Joel Jackson - BMO Capital Markets Canada

Analyst · BMO Capital Markets

I guess, I'm trying to get at -- and I now recall [indiscernible] processes had production challenges to one of their operations. If you're seeing stronger SOP demand in North America or if you've been able to take share of some production problems by some offshore competitors?

Francis J. Malecha

Management

I would say, it's probably some of both currently.

Operator

Operator

[Operator Instructions] We will now hear from Edward Yang from Oppenheimer. Edward H. Yang - Oppenheimer & Co. Inc., Research Division: Fran, maybe just levering further on the SOP pricing, the price spread that you're getting for you specialty fertilizer versus commodity KCl, that continues to widen.
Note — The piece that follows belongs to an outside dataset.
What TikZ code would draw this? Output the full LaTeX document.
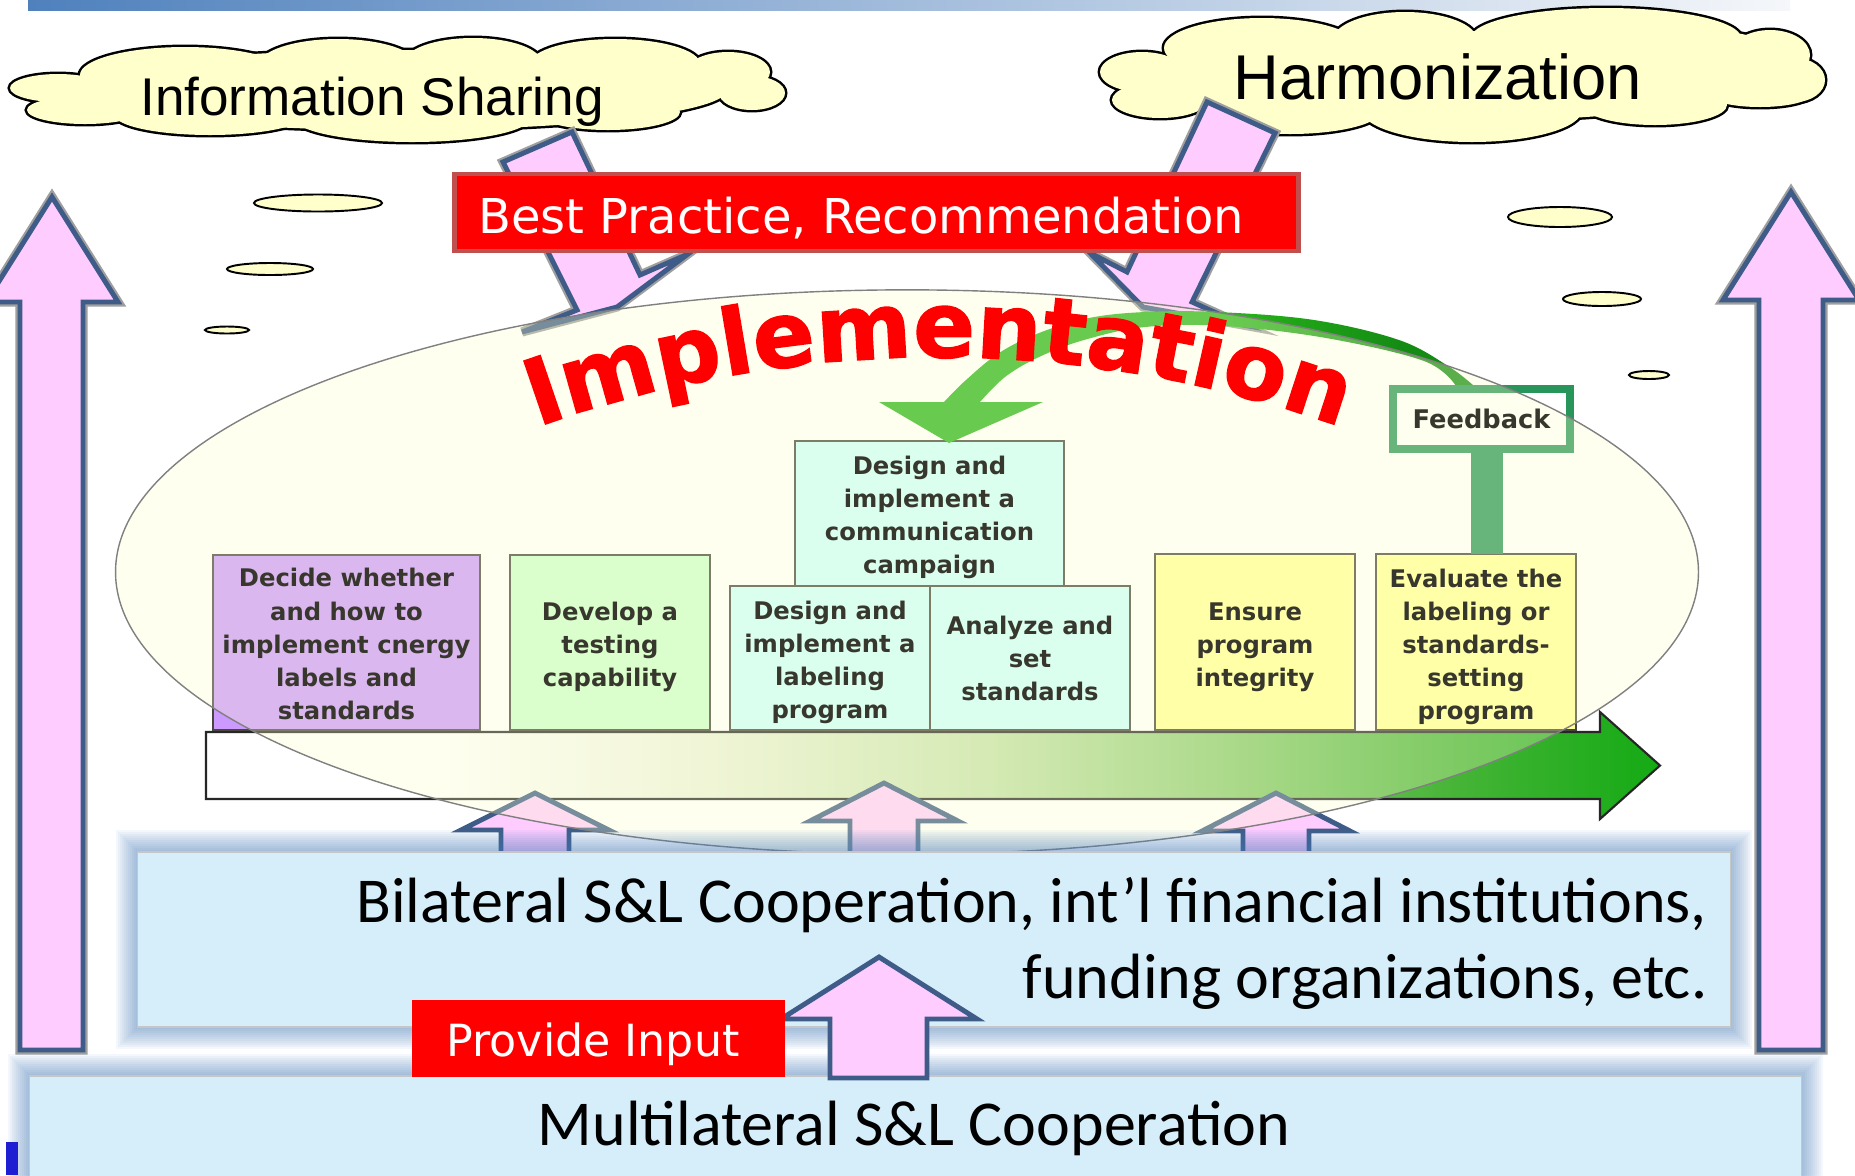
\documentclass[tikz,border=0pt]{standalone}
\usepackage{fontspec}
\usetikzlibrary{decorations.text}
\newfontfamily\arialf{Liberation Sans}
\newfontfamily\verd{DejaVu Sans}
\newfontfamily\implf[FakeBold=1.5]{DejaVu Sans Bold}
\newfontfamily\calib{Carlito}
\newcommand\boxfont{\verd\bfseries\fontsize{6.9}{9.4}\selectfont}
\newcommand\implfont{\implf\fontsize{26}{31}\selectfont}
\newcommand\bilfont{\calib\fontsize{18.2}{22}\selectfont}
\definecolor{pinkA}{RGB}{255,204,255}
\definecolor{arrblue}{RGB}{62,92,135}
\definecolor{cloudY}{RGB}{255,255,204}
\definecolor{bpred}{RGB}{255,0,0}
\definecolor{bpborder}{RGB}{192,80,77}
\definecolor{purpB}{RGB}{204,153,255}
\definecolor{greenB}{RGB}{204,255,204}
\definecolor{cyanB}{RGB}{204,255,255}
\definecolor{yelB}{RGB}{255,255,153}
\definecolor{fbgreen}{RGB}{40,150,90}
\definecolor{lblue}{RGB}{213,238,250}
\definecolor{glowB}{RGB}{79,129,189}
\definecolor{arcG}{RGB}{40,180,25}
\definecolor{arcGd}{RGB}{20,140,20}
\definecolor{txtG}{RGB}{55,55,45}
\definecolor{boxline}{RGB}{70,70,60}
\definecolor{topbarA}{RGB}{79,129,189}
\definecolor{topbarB}{RGB}{245,247,250}
\definecolor{ellfill}{RGB}{255,255,204}
\definecolor{markblue}{RGB}{30,30,210}
\definecolor{flowA}{RGB}{235,242,220}
\definecolor{flowB}{RGB}{195,225,170}
\definecolor{flowC}{RGB}{130,200,105}
\definecolor{flowD}{RGB}{70,180,55}
\definecolor{flowE}{RGB}{20,170,20}
\pgfdeclarehorizontalshading{flowshade}{100bp}{color(0bp)=(white); color(33bp)=(white); color(42bp)=(flowA); color(52bp)=(flowB); color(61bp)=(flowC); color(68bp)=(flowD); color(75bp)=(flowE); color(100bp)=(flowE)}
\pgfdeclarehorizontalshading{arcshade}{100bp}{color(0bp)=(arcG); color(52bp)=(arcG); color(68bp)=(arcGd); color(100bp)=(arcGd)}
\begin{document}
\begin{tikzpicture}[x=0.01cm,y=-0.01cm,
  pinkarrow/.style={fill=pinkA, draw=arrblue, line width=1.4pt, line join=miter},
  rimarrow/.style={pinkarrow, preaction={draw=gray!75, line width=2.6pt, line join=miter}},
  redbox/.style={fill=bpred, draw=bpborder, line width=1.3pt, inner sep=0pt},
  procbox/.style={draw=boxline, line width=0.45pt, inner sep=0pt},
  proctext/.style={text=txtG, font=\boxfont, align=center, inner sep=0pt},
  smallell/.style={fill=cloudY, draw=black, line width=0.55pt},
  puffline/.style={draw=black, line width=1.4pt},
  pufffill/.style={fill=cloudY},
  glowrect/.style={fill=glowB, fill opacity=0.06},
  lbluebox/.style={fill=lblue, draw=gray!45, line width=0.5pt, inner sep=0pt}]
\useasboundingbox (0,0) rectangle (1855,1175);
\clip (0,0) rectangle (1855,1175);
\fill[white] (0,0) rectangle (1855,1175);
% top bar
\shade[left color=topbarA, right color=topbarB] (28,0) rectangle (1790,10);
% clouds (union of puffs)
\def\cloudL{397/90/330/40, 185/75/105/28, 338/66/80/27, 473/62/68/24, 615/64/85/25, 728/72/42/20, 752/93/33/17, 608/112/72/18, 412/118/118/24, 210/115/95/20, 85/110/58/14, 58/88/48/14}
\def\cloudR{1462/76/300/45, 1262/48/98/30, 1405/40/72/28, 1606/38/135/30, 1770/55/40/25, 1795/80/30/22, 1760/95/50/12, 1655/105/72/20, 1472/110/110/32, 1290/110/92/24, 1160/100/48/18, 1142/72/42/20, 1745/75/55/25, 1730/45/30/12}
\foreach \cx/\cy/\rx/\ry in \cloudL {\path[puffline] (\cx,\cy) ellipse [x radius={\rx*0.01cm}, y radius={\ry*0.01cm}];}
\foreach \cx/\cy/\rx/\ry in \cloudL {\path[pufffill] (\cx,\cy) ellipse [x radius={\rx*0.01cm}, y radius={\ry*0.01cm}];}
\foreach \cx/\cy/\rx/\ry in \cloudR {\path[puffline] (\cx,\cy) ellipse [x radius={\rx*0.01cm}, y radius={\ry*0.01cm}];}
\foreach \cx/\cy/\rx/\ry in \cloudR {\path[pufffill] (\cx,\cy) ellipse [x radius={\rx*0.01cm}, y radius={\ry*0.01cm}];}
\node[anchor=base, font=\arialf\fontsize{15.1}{18}\selectfont, inner sep=0pt] (infoT) at (372,115) {Information Sharing};
\node[anchor=base, font=\arialf\fontsize{18}{22}\selectfont, inner sep=0pt] (harmT) at (1438,99) {Harmonization};
% thought bubbles
\draw[smallell] (318,203) ellipse [x radius=0.64cm, y radius=0.085cm];
\draw[smallell] (270,269) ellipse [x radius=0.43cm, y radius=0.06cm];
\draw[smallell] (227,330) ellipse [x radius=0.22cm, y radius=0.035cm];
\draw[smallell] (1560,217) ellipse [x radius=0.52cm, y radius=0.10cm];
\draw[smallell] (1602,299) ellipse [x radius=0.39cm, y radius=0.07cm];
\draw[smallell] (1649,375) ellipse [x radius=0.20cm, y radius=0.04cm];
% big side arrows
\draw[rimarrow] (20,1050) -- (20,302) -- (-14,302) -- (52,197) -- (118,302) -- (83,302) -- (83,1050) -- cycle;
\draw[rimarrow] (1759,1050) -- (1759,300) -- (1723,300) -- (1791,192) -- (1859,300) -- (1823,300) -- (1823,1050) -- cycle;
% diagonal arrows
\draw[rimarrow] (503,162) -- (572,132) -- (640,275) -- (688,254) -- (617,307) -- (522,332) -- (577,310) -- cycle;
\draw[rimarrow] (1207,102) -- (1275,133) -- (1192,302) -- (1243,325) -- (1143,307) -- (1090,253) -- (1127,272) -- cycle;
% best practice
\node[redbox, minimum width=8.43cm, minimum height=0.77cm] (bp) at (876.5,212.5) {};
\node[anchor=base, text=white, font=\verd\fontsize{13.65}{16}\selectfont, inner sep=0pt] (bpT) at (861,233) {Best Practice, Recommendation};
% flow arrow
\shade[shading=flowshade, draw=black!85, line width=0.6pt] (206,732) -- (1600,732) -- (1600,712) -- (1660,765.5) -- (1600,819) -- (1600,799) -- (206,799) -- cycle;
% process boxes
\node[procbox, fill=purpB, minimum width=2.67cm, minimum height=1.75cm] (b1) at (346.5,642.5) {};
\node[procbox, fill=greenB, minimum width=2.00cm, minimum height=1.75cm] (b2) at (610,642.5) {};
\node[procbox, fill=cyanB, minimum width=2.69cm, minimum height=1.45cm] (b3) at (929.5,513.5) {};
\node[procbox, fill=cyanB, minimum width=2.00cm, minimum height=1.44cm] (b4) at (830,658) {};
\node[procbox, fill=cyanB, minimum width=2.00cm, minimum height=1.44cm] (b5) at (1030,658) {};
\node[procbox, fill=yelB, minimum width=2.00cm, minimum height=1.76cm] (b6) at (1255,642) {};
\node[procbox, fill=yelB, minimum width=2.00cm, minimum height=1.76cm] (b7) at (1476,642) {};
% green curved arrow
\shade[shading=arcshade] (1474,386) -- plot[smooth, tension=0.6] coordinates {(1474,386) (1448,366) (1399,340) (1314,320) (1217,312) (1145,312) (1089,318) (1039,333) (999,353) (966,380) (944,402)} -- (980,402) -- plot[smooth, tension=0.6] coordinates {(980,402) (1005,377) (1039,357) (1084,340) (1145,327) (1224,326) (1326,338) (1424,361) (1456,386)} -- cycle;
\fill[arcG] (879,402) -- (1043,402) -- (949,443) -- cycle;
% feedback
\fill[fbgreen] (1471,449) rectangle (1503,554);
\node[draw=fbgreen, line width=2.3pt, fill=white, minimum width=1.77cm, minimum height=0.60cm, inner sep=0pt] (fb) at (1481.5,419) {};
% small up arrows
\draw[pinkarrow] (501,866) -- (501,830) -- (461,830) -- (535,793) -- (609,830) -- (569,830) -- (569,866) -- cycle;
\draw[pinkarrow] (850,866) -- (850,821) -- (810,821) -- (884,783) -- (958,821) -- (918,821) -- (918,866) -- cycle;
\draw[pinkarrow] (1243,866) -- (1243,831) -- (1202,831) -- (1276,793) -- (1350,831) -- (1309,831) -- (1309,866) -- cycle;
% ellipse overlay
\fill[ellfill, fill opacity=0.3] (907,572) ellipse [x radius=7.91cm, y radius=2.82cm];
\draw[gray, line width=0.4pt] (907,572) ellipse [x radius=7.91cm, y radius=2.82cm];
% Implementation
\path[decorate, decoration={text along path, text={|\implfont\color{red}|Implementation}, text align=center}] (513,436) .. controls (787,331) and (1091,331) .. (1365,436);
% box texts
\node[proctext] (t1) at (346.5,644) {Decide whether\\and how to\\implement cnergy\\labels and\\standards};
\node[proctext] (t2) at (610,647) {Develop a\\testing\\capability};
\node[proctext] (t3) at (929.5,517) {Design and\\implement a\\communication\\campaign};
\node[proctext] (t4) at (830,662) {Design and\\implement a\\labeling\\program};
\node[proctext] (t5) at (1030,658.5) {Analyze and\\set\\standards};
\node[proctext] (t6) at (1255,647) {Ensure\\program\\integrity};
\node[proctext] (t7) at (1476,647) {Evaluate the\\labeling or\\standards-\\setting\\program};
\node[text=txtG, font=\verd\bfseries\fontsize{7.3}{9}\selectfont, inner sep=0pt] (fbT) at (1481.5,419) {Feedback};
% glows
\foreach \g in {22,20,18,16,14,12,10,8,6,4,2} {
  \fill[glowrect] ({138-\g},{852-\g}) rectangle ({1730+\g},{1027+\g});
  \fill[glowrect] ({30-\g},{1076-\g}) rectangle ({1801+\g},1200);
}
\node[lbluebox, minimum width=15.92cm, minimum height=1.75cm] (bil) at (934,939.5) {};
\node[lbluebox, minimum width=17.71cm, minimum height=1.30cm] (mul) at (915.5,1141) {};
\node[anchor=base east, font=\bilfont, inner sep=0pt] (bilT1) at (1708,922) {Bilateral S\&L Cooperation, int’l financial institutions,};
\node[anchor=base east, font=\bilfont, inner sep=0pt] (bilT2) at (1708,998) {funding organizations, etc.};
\node[anchor=base, font=\bilfont, inner sep=0pt] (mulT) at (914,1145) {Multilateral S\&L Cooperation};
% bottom up arrow
\draw[pinkarrow] (830,1078) -- (830,1019) -- (781,1019) -- (879,957) -- (977,1019) -- (927,1019) -- (927,1078) -- cycle;
% provide input
\node[fill=bpred, minimum width=3.73cm, minimum height=0.77cm, inner sep=0pt] (pi) at (598.5,1038.5) {};
\node[anchor=base, text=white, font=\verd\fontsize{12.6}{15}\selectfont, inner sep=0pt] (piT) at (593,1056) {Provide Input};
\fill[markblue] (6,1142) rectangle (18,1175);
\end{tikzpicture}
\end{document}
And I guess, looking at it from a longer-term perspective, 1 year from now, 2 years from now, what do you think will be the driver of SOP prices? Do you think that it will recouple back to MOP in that spread that you normally get?

Francis J. Malecha

Management

I think it's, longer-term, more really a function of the economics of the crops that we're supplying. The customers' economics on those crops and the additional value that if they're able to capture that SOP is bringing to the table. So sure, I mean, there's always going to be some substitutability. And I think, on the production side, some capacity for producers to -- offshore producers to produce a bit more SOP than MOP and compare those economics. But in North America, we're really the only [ph]producer here. So I think it's going to be more a function of, what I would call, a basket of the economics of the crops; a basket of crops that we're serving, more so than kind of the absolute spread to MOP. Edward H. Yang - Oppenheimer & Co. Inc., Research Division: And on the supply side, are there any sort of arbitrage opportunities near to intermediate term in terms of whether producers that can take advantage of this -- the margin in that business? I mean, why aren't more producers, I guess, upgrading KCl, or what are some of the practical constraints there?

Rodney L. Underdown

Management

Well, I think it's difficult to do that effectively. I think our process is the most effective, certainly in this part of the world, to do that. And so we're trying to do as much of that as we can to meet that demand. And I know the Mannheim process, that's probably the most prevalent out there, is quite -- it comes at quite a higher cost than our production process. So I suspect there is some shift going on, as well as we probably exited even some lower net back North American markets that -- and that moved to higher net back markets more in the West where our plant's located that may have created some opportunity in the East -- Eastern side of the U.S. for imports. But other than that, I don't think it's that easy to make this stuff. And I think even some of the projects that are out there that have been talked about in various stages of trying to bring it to the market, they come with unproven technology. And so I guess we feel like we have the -- even though, we've talked about some challenges with our yields, the lowest cost proven technology at the Great Salt Lake.

Operator

Operator

And that concludes our Q&A session. I will turn the call back over to Ms. Peggy Landon.

Peggy Landon

Management

Thank you, Jennifer. And thanks to everyone for joining us today. We'd also like to invite you to listen to our live webcast on June, 4, when we will be providing the more in-depth review of our strategy at our Investor Day. You'll find details about this event on our website in a couple of weeks. Again, thanks for your time today and have a great day.

Operator

Operator

And that concludes today's call. Thank you for your participation.